Members of the House of Representatives recently passed the Equality Act (H.R. 5) with 224 votes in favor. This bill is a piece of federal legislation that would for the first time include sexual orientation and gender identity alongside race, gender, religion, national origin, age, and disability as protected classes where federal law bans discrimination. The Equality Act passed in the House of Representatives in May 2019, but it never received a vote in the Senate.
The Episcopal Church fully supports people of all sexual orientations and gender identities as children of God and recognizes their entitlement to full civil rights. In 2009, General Convention passed four resolutions supporting the lives and ministries of transgender people both within and outside the church, two of which urged support of transgender equality at the federal, state, and municipal levels. Convention has supported similar efforts to the Equality Act such as the Employment Non-Discrimination Act, which proposed including sexual orientation and gender identity-based protections in federal employment law (GC ’09).

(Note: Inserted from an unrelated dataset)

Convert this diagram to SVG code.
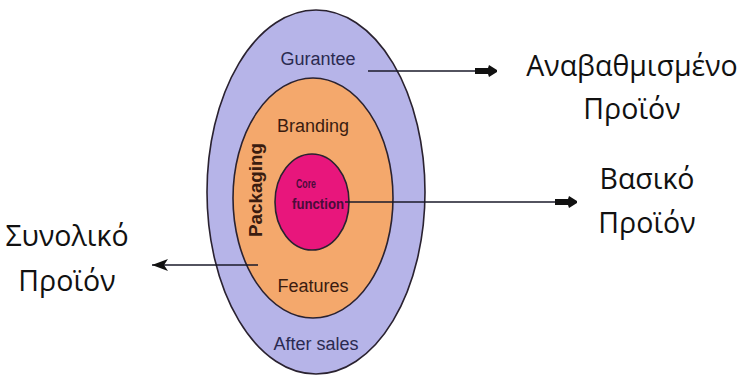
<svg xmlns="http://www.w3.org/2000/svg" width="739" height="377" viewBox="0 0 739 377">
  <style>
    .ring { stroke: #2a2230; stroke-width: 1.6; }
    .lbl { font-family: "Liberation Sans", Arial, sans-serif; font-size: 18px; text-anchor: middle; }
    .gr { font-family: "Open Sans", "Noto Sans", sans-serif; font-size: 28.5px; fill: #111; text-anchor: middle; }
    .conn { stroke: #1a1a2a; stroke-width: 1.6; fill: none; }
    .core { font-family: "Liberation Sans", Arial, sans-serif; fill: #4a0c3a; text-anchor: middle; font-weight: bold; }
  </style>
  <defs>
    <marker id="head" viewBox="0 0 22 12" refX="22" refY="6" markerWidth="22" markerHeight="12" markerUnits="userSpaceOnUse" orient="auto">
      <path d="M0,3 L13,3 L14,0 L22,5 L22,7 L14,12 L13,9 L0,9 Z" fill="#111"/>
    </marker>
    <marker id="headL" viewBox="0 0 16 12" refX="16" refY="6" markerWidth="16" markerHeight="12" markerUnits="userSpaceOnUse" orient="auto">
      <path d="M0,0 L16,6 L0,12 L4,6 Z" fill="#111"/>
    </marker>
  </defs>
  <rect width="739" height="377" fill="#ffffff"/>

  <g id="augmented">
    <ellipse class="ring" cx="316" cy="192" rx="109" ry="182" fill="#b6b4e8"/>
    <text class="lbl" x="318" y="65" fill="#2a2a50">Gurantee</text>
    <text class="lbl" x="316" y="350" fill="#2a2a50">After sales</text>
  </g>

  <g id="actual">
    <ellipse class="ring" cx="313" cy="198" rx="80" ry="120" fill="#f4a86c"/>
    <text class="lbl" x="313" y="132" fill="#3a1c10">Branding</text>
    <text class="lbl" x="313" y="292" fill="#3a1c10">Features</text>
    <text x="0" y="0" transform="translate(262 190) rotate(-90)" font-family="Liberation Sans, Arial, sans-serif" font-size="19" font-weight="bold" text-anchor="middle" fill="#3a1c10" textLength="94" lengthAdjust="spacingAndGlyphs">Packaging</text>
  </g>

  <g id="core">
    <ellipse class="ring" cx="312" cy="202" rx="37" ry="48" fill="#e8167c"/>
    <text class="core" x="306" y="188" font-size="13" textLength="20" lengthAdjust="spacingAndGlyphs">Core</text>
    <text class="core" x="318" y="209" font-size="14" textLength="52" lengthAdjust="spacingAndGlyphs">function</text>
  </g>

  <g id="connectors">
    <line class="conn" x1="368" y1="71" x2="497" y2="71" marker-end="url(#head)"/>
    <line class="conn" x1="345" y1="202" x2="577" y2="202" marker-end="url(#head)"/>
    <line class="conn" x1="258" y1="265" x2="152" y2="265" marker-end="url(#headL)"/>
  </g>

  <g id="label-augmented">
    <text class="gr" x="632" y="76">Αναβαθμισμένο</text>
    <text class="gr" x="632" y="119">Προϊόν</text>
  </g>
  <g id="label-core">
    <text class="gr" x="647" y="189">Βασικό</text>
    <text class="gr" x="647" y="233">Προϊόν</text>
  </g>
  <g id="label-total">
    <text class="gr" x="67" y="246">Συνολικό</text>
    <text class="gr" x="67" y="291">Προϊόν</text>
  </g>
</svg>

Last summer, Presiding Bishop Curry and President of the House of Deputies Jennings signed onto an amicus brief with other faith leaders and organizations for the Bostock v. Clayton County Supreme Court case regarding LGBTQ discrimination in the workplace. In a historic decision, the U.S. Supreme Court ruled that the 1964 Civil Rights Act protects gay, lesbian, and transgender employees from discrimination based on sex. The Equality Act would also extend protections to include housing, education, access to public spaces, and more.
As it stands today, less than half of all states have explicit laws banning discrimination on the basis of sexual orientation or gender identity despite broad support from the American public for providing protections. The Equality Act would guarantee these long-overdue protections in every state by providing explicit language for protection in the Civil Rights Act of 1964, the Fair Housing Act, the Equal Credit Opportunity Act, and more.
By advocating against discriminatory laws, by supporting non-discrimination laws, by seeking to better understand gender identity and expression as part of God’s creation of humanity, and by communicating our position as Christians to our leaders and elected officials, we make tangible our promise to respect the dignity of every human being.